The term wavelet means a small wave. The smallness refers to the condition that this window function is of finite length (compactly supported). The ‘wave’ refers to the condition that this function is oscillatory. The term ‘mother’ implies that the functions with different region of support that are used in the transformation process are derived from one main function, or the mother wavelet by dilations or contractions (scaling) and translations (shifts).

There are many different implementations of the Wavelet transforms, of which the continuous wavelet transform is the simplest to start with.


The continuous wavelet transform was developed as an alternative to short time Fourier transforms, to overcome the resolution problem.

The continuous wavelet transform is defined as follows:

CWTxΨ (τ,s) = ΨxΨ (τ,s) = 1/√s ∫ x (t) Ψ*(t- τ /s) dt.

As seen in the above equation, the transformed signal is a function of two variables, tau and s, the translation and scale parameter, respectively.
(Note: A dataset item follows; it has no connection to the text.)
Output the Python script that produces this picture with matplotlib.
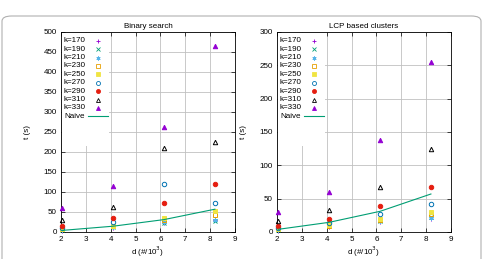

Psi(t) is the transforming function, and it is called the mother wavelet.

The term translation is related to the location of the window, as the window is shifted through the signal. This term obviously corresponds to time information in time domain. However, we do not have a frequency parameter, as we had before the STFT. Instead, we have a scale parameter, which is defined as 1/ frequency. The parameter scale in the Wavelet analysis is similar to the scale used in maps. As in the case of maps, a high scale refers to a detailed view. Similarly, in

terms of frequency, low frequencies (high scales) correspond to global information of a signal (that usually spans the entire signal), whereas high frequencies (low scales) correspond to detailed information of a hidden pattern in the signal (that usually lasts a relatively short time). Scaling, as a mathematical operation, either dilates or compresses a signal. Larger scales correspond to dilated signals and small scales correspond to compressed signals.

In terms of mathematical functions, if f (t) is a given function, f (st) corresponds to a contracted version of f (t) if s<1 and to an expanded version of f (t) if s>1.

However, in the definition of the Wavelet transform, the scaling term is used in the denominator, and therefore, the opposites of the above statements holds, i.e., scales s<1 dilates the signals whereas scales s>1 compresses the signal.


1.      The signal to be analyzed is taken.

2.      The mother wavelet is chosen and the computation is begun with s = 1. The CWT is computed for all values of s. the wavelet will dilate is s increases and compresses when s is decreased.

3.      The wavelet is placed in the beginning of the signal at the point which corresponds to time = 0.

4.      The wavelet is multiplied with the signal and integrated over all times. The result is then multiplied by the constant 1/sqrt{s}.

5.      The above step normalizes the energy so that the transformed signal has same energy at every scale.

6.      The wavelet at scale s =1 is then shifted to the right by τ and the above steps are repeated until the wavelet reaches the end of the signal.


The development of wavelets is an example where ideas from many different fields combined to merge into a whole that is more than the sum of its parts. Wavelet transforms have been widely employed in signal processing application, particularly in image compression research. It has been used extensively in multi-resolution analysis (MRA) for image processing. In signal processing applications, different implementations of the wavelet theory have been used for effective evaluation of biological signals emanating from bio-medical devices.